I think if f.split('.ans.wrong')[0] + '.in' not in infiles would be better, to avoid repeated globbing

You are right, this is also much easier. I will change this (soon)

simonlindholm · 2018-07-26T19:53:27Z

problemtools/verifyproblem.py

+                continue
+
+            for val in self._validators:
+                status, _ = val.run(invalid_infile, args=None)


Hm, it's a bit sad not to be able to pass any flags here... It means we can't use this feature with IOI-style problems, where testgroup-specific limits are checked though flags. (Not that this is a feature I suspect we'll use for at least the Swedish IOI qualifiers, but still...)

I guess that's an argument for using *.in.wrong-* files in data/ instead, even if I agree that they don't completely belong there.

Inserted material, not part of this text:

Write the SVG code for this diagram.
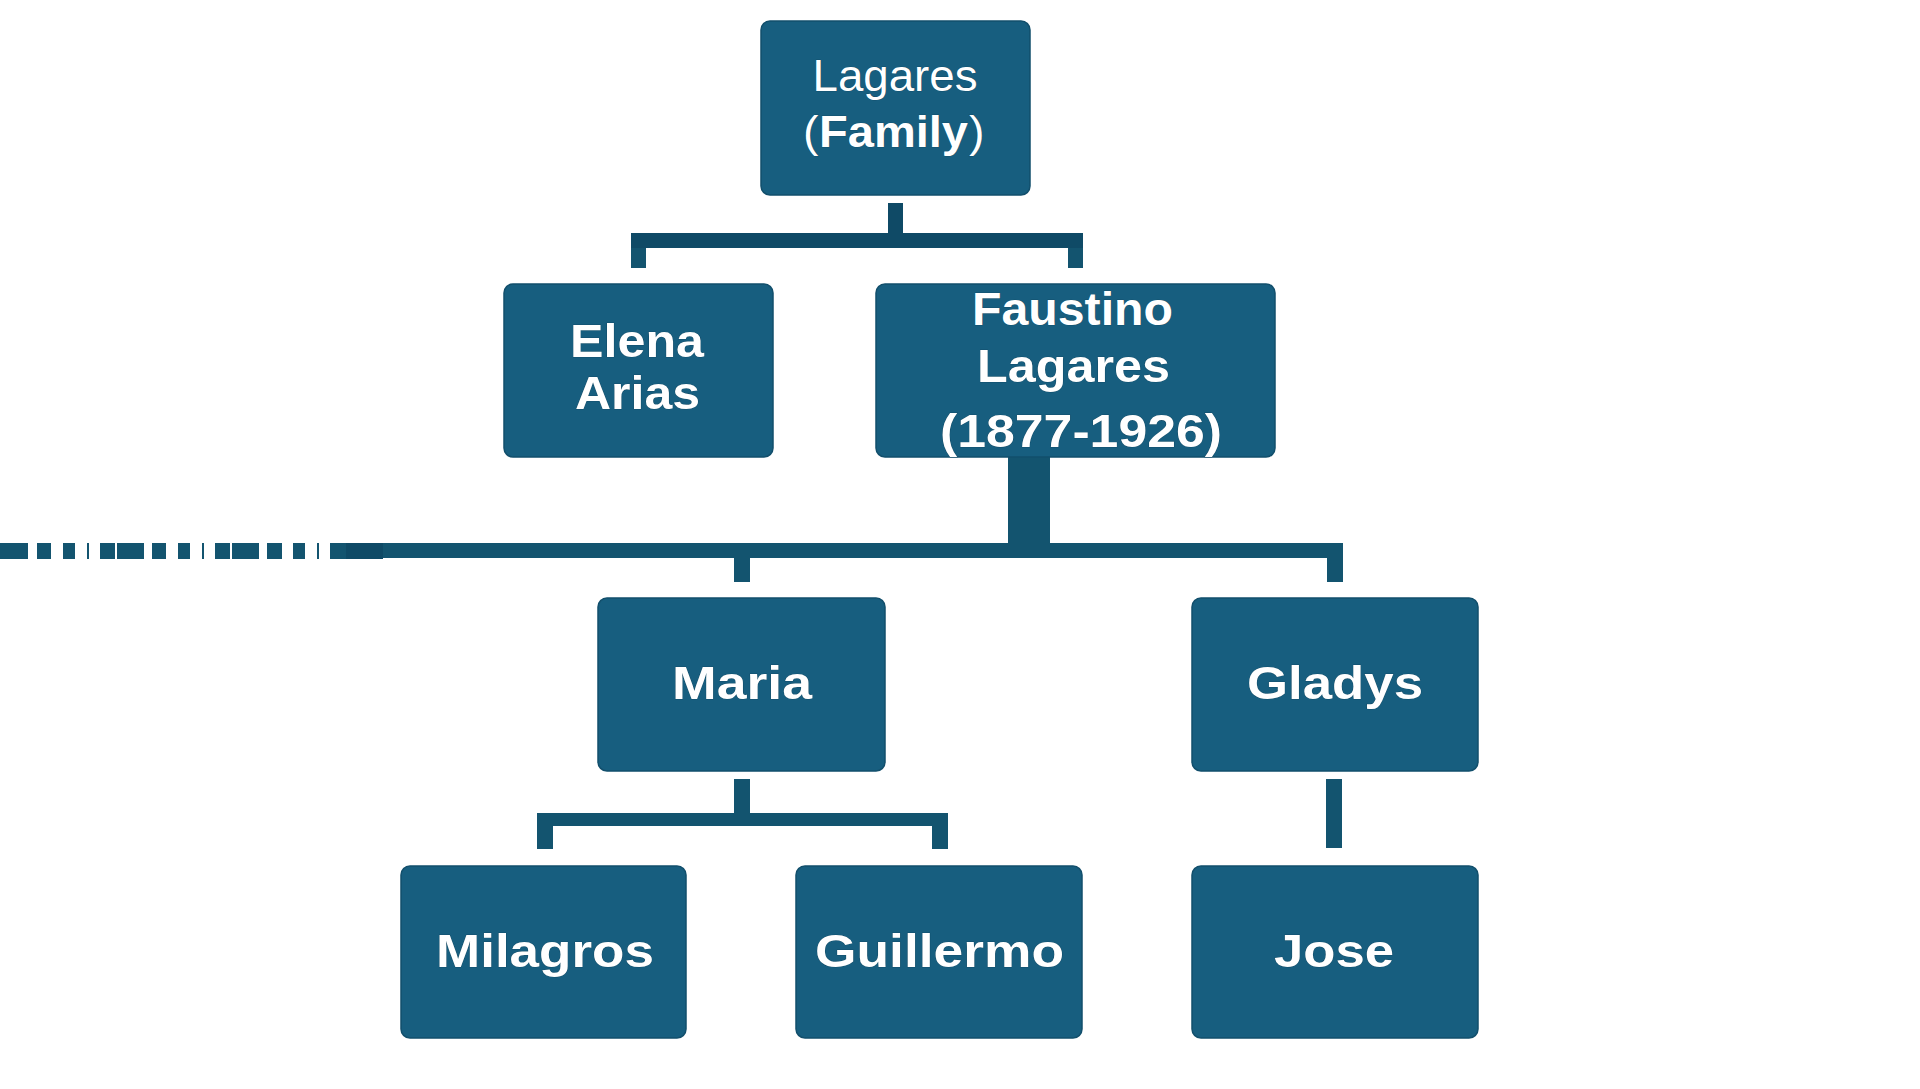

I noticed that at implementing, I didn't use this feature myself, but I didn't know that this is important for IOI. Of course, implementing it at wrong input files like the output validator is possible. Like you said, it doesn't completely belong there. Another way is to have the same directory-structure like in /data, but I don't know if this is worthwhile.

I think a third opinion here would be nice.

I don't know what the best choice is here either. Agreed that a third opinion would be nice.

Simon, what flags would you pass here?

IMHO, the data directory should be cluttered as less as possible. The bad inputs don't have any relationship to the other test cases so they don't belong in here.
The bad outputs are related to a single test case so it makes more sense to store them next to the real thing although storing them in the output_validator section with the same data/{sample,secret,whatever} structure may also be an option to clearly separate between test data relevant for the contest(ants) and only for testing the validators.

Flags either has to be None or taken from a .yaml file. I don't know the best option either.

I think the solution I'd lean towards is to put everything in data/. Say we add a directory to data/validator-tests with the same structure as secret and sample, and additionally files *.{in,ans}.{invalid,valid} (or -wrong or -wrong-* or whatever). This gives us input- and output validator flags, makes the structure uniform for both sorts of tests, is somewhat self-explanatory when you see it for the first time, and also makes it possible to add output validator tests without adding them as actual test cases. (For the Swedish IOI qualifiers for instance, we keep the secret/ directory entirely auto-generated, while a validator-tests directory would be under version control.) We might want to support .ans.invalid in the actual data directories as well, of course.

FWIW, I recently tried out Polygon and it has the following UI for validator tests (same for input and output):

After some testing I think that putting everything in data with the same structure as the other testcases is kind of hard. We would have to exclude this directory from the other testcases, implement that data/testcase-validator/sample should use the same flags as sample, think if wrong-answer-files should be able to refer to input-files from the testfiles and more. That is all possible, but require some changes on the current testcase class (like expand it with wrong answers, but that couldn't model invalid inputs) or other major restructures.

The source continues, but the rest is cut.